Puppies are instinctively motivated to go to the bathroom away from where they sleep.  This is mother nature’s way of keeping the den or bed tidy and clean.

A small comfortable space is a good place to build a “den” for the puppy.

Our job is to simply expand the puppy’s view of what the “den” is.

We view the entire house as a den, but to the puppy, the bedding area might simply be a small corner of their crate, which makes EVERYTHING  else fair game for the bathroom.

We will utilize a small crate/space at first, only allowing the puppy out when we are directly supervising and interacting with him.  I always suggest feeding in that area as well to further discourage the desire to pop a squat in the same area where food is being served.

Slowly and strategically increase the space while simultaneously rewarding whenever the puppy goes outside.

NEVER yell or punish for an accident inside.

This simply will slow down the process and encourage your dog to HIDE when they want to go inside.

In summary, you confine to a small space that you also feed in.  You only have the puppy loose in the house when you are giving it your undivided attention.  You never punish accidents but instead simply pick the puppy up and put them down outside.  You always reward when the puppy goes outside.
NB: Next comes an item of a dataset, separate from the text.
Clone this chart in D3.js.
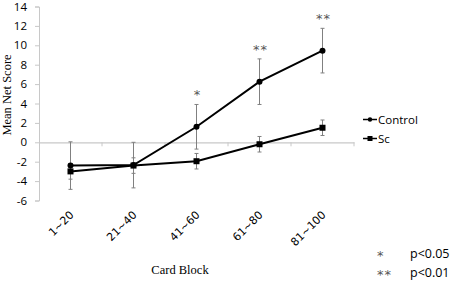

Whether it’s housebreaking or teaching your dog not to jump on people, confusion is almost always the biggest obstacle.  Understanding how learning takes place is key to being able to communicate what you want from your puppy.  If you haven’t done so already, be sure to read THIS ARTICLE that will help you in your communication abilities.

Most of the time our puppies are simply confused when they break our “rules” and they probably don’t have a clear idea of what the rules even are.  The only stubborn one in the equation is the human who refuses to reflect upon how they are interacting with their dog, and accepting the reality that there is substantial room for improvement.